◆ OBJECTIVE ◆
Drop every picture and copy exactly the lines from the one with "Give me the TikZ source for this diagram." through the last line of the listing below.

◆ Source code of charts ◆
-----
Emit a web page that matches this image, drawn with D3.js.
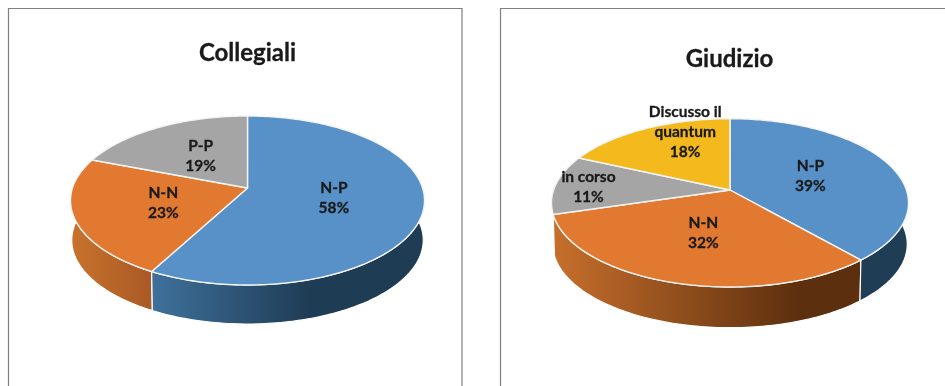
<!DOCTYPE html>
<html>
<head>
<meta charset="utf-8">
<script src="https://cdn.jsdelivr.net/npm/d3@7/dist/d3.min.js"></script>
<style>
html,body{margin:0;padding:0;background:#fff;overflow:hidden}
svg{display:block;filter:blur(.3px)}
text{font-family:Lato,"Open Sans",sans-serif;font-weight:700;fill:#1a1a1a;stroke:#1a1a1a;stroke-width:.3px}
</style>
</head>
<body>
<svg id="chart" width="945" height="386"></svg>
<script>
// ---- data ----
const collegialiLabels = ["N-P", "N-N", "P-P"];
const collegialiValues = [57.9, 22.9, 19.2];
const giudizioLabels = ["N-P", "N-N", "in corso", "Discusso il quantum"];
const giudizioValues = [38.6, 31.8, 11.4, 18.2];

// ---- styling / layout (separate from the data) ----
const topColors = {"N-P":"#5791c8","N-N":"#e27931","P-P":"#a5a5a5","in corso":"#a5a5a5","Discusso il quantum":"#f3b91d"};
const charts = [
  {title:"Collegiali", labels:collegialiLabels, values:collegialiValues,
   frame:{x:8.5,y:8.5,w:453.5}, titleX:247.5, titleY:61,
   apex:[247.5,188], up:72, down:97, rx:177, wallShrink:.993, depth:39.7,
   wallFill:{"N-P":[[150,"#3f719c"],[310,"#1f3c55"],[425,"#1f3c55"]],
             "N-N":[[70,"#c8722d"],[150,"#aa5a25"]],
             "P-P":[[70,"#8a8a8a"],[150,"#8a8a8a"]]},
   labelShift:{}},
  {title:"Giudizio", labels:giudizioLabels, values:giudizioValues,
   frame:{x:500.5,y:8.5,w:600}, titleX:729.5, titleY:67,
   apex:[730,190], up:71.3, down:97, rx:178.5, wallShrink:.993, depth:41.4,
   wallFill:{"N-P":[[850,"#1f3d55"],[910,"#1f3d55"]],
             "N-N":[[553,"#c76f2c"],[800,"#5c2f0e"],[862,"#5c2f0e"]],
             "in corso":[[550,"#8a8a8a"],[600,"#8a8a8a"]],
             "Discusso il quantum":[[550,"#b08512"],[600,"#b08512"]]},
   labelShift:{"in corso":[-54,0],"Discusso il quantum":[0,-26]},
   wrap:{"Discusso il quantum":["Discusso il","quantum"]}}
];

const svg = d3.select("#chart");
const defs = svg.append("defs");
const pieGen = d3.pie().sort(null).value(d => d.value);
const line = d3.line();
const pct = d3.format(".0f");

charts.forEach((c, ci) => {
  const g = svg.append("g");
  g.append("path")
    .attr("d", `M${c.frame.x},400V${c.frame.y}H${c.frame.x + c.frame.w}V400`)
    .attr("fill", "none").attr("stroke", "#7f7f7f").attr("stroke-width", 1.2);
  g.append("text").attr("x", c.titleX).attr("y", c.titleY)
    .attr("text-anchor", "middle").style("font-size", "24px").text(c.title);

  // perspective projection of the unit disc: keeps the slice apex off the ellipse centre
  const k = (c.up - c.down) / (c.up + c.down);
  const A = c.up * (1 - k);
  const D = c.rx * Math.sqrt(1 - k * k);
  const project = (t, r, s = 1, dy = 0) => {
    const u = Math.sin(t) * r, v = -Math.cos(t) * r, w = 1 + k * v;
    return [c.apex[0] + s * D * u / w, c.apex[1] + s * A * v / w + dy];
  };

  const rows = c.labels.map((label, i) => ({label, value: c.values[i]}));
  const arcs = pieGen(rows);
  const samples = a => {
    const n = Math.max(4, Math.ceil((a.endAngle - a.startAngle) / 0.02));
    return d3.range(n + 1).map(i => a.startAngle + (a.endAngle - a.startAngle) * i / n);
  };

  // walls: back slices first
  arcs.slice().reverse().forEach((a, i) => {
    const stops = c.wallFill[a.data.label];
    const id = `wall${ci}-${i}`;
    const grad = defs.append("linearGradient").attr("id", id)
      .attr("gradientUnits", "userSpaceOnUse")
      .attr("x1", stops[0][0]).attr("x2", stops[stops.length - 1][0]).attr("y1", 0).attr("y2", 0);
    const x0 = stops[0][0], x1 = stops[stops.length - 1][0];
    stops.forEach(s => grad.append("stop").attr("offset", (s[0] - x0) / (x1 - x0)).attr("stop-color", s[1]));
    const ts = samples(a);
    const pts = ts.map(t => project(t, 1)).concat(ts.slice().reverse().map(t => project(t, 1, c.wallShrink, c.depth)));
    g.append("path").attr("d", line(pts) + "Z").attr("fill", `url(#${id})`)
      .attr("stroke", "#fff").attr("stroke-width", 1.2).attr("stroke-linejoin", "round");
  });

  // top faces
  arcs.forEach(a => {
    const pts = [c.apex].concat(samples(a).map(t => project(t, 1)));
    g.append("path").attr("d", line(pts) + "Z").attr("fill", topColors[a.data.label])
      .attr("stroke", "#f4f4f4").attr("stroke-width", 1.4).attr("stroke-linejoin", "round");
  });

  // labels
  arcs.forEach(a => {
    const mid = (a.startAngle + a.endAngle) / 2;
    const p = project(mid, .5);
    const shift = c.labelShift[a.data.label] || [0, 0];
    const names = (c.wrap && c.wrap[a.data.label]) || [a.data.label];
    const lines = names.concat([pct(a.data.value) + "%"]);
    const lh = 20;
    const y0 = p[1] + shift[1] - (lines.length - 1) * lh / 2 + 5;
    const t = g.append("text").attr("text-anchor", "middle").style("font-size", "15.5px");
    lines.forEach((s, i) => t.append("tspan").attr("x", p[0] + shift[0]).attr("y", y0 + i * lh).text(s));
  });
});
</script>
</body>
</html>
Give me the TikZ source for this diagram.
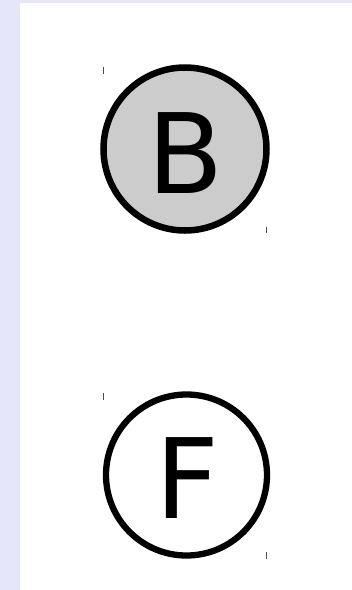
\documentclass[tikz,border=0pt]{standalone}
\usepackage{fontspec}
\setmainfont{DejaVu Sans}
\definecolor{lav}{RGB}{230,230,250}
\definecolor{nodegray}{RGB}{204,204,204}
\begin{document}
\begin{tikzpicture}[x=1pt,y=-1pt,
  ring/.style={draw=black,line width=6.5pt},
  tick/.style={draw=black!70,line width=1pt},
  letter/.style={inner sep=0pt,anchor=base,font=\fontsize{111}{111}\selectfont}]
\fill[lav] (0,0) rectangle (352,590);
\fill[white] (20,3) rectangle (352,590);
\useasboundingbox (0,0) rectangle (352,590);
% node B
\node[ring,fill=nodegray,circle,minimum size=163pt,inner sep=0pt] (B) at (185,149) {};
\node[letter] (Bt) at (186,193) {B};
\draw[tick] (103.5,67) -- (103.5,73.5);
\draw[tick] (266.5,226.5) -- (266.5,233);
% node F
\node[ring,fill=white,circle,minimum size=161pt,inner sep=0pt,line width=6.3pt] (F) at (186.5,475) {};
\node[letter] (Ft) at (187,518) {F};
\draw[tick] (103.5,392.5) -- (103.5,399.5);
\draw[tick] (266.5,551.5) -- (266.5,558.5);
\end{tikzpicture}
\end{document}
-----
◆ OUTPUT FOR THIS TASK ◆
Give me the TikZ source for this diagram.
\documentclass[tikz,border=0pt]{standalone}
\usepackage{fontspec}
\setmainfont{DejaVu Sans}
\definecolor{lav}{RGB}{230,230,250}
\definecolor{nodegray}{RGB}{204,204,204}
\begin{document}
\begin{tikzpicture}[x=1pt,y=-1pt,
  ring/.style={draw=black,line width=6.5pt},
  tick/.style={draw=black!70,line width=1pt},
  letter/.style={inner sep=0pt,anchor=base,font=\fontsize{111}{111}\selectfont}]
\fill[lav] (0,0) rectangle (352,590);
\fill[white] (20,3) rectangle (352,590);
\useasboundingbox (0,0) rectangle (352,590);
% node B
\node[ring,fill=nodegray,circle,minimum size=163pt,inner sep=0pt] (B) at (185,149) {};
\node[letter] (Bt) at (186,193) {B};
\draw[tick] (103.5,67) -- (103.5,73.5);
\draw[tick] (266.5,226.5) -- (266.5,233);
% node F
\node[ring,fill=white,circle,minimum size=161pt,inner sep=0pt,line width=6.3pt] (F) at (186.5,475) {};
\node[letter] (Ft) at (187,518) {F};
\draw[tick] (103.5,392.5) -- (103.5,399.5);
\draw[tick] (266.5,551.5) -- (266.5,558.5);
\end{tikzpicture}
\end{document}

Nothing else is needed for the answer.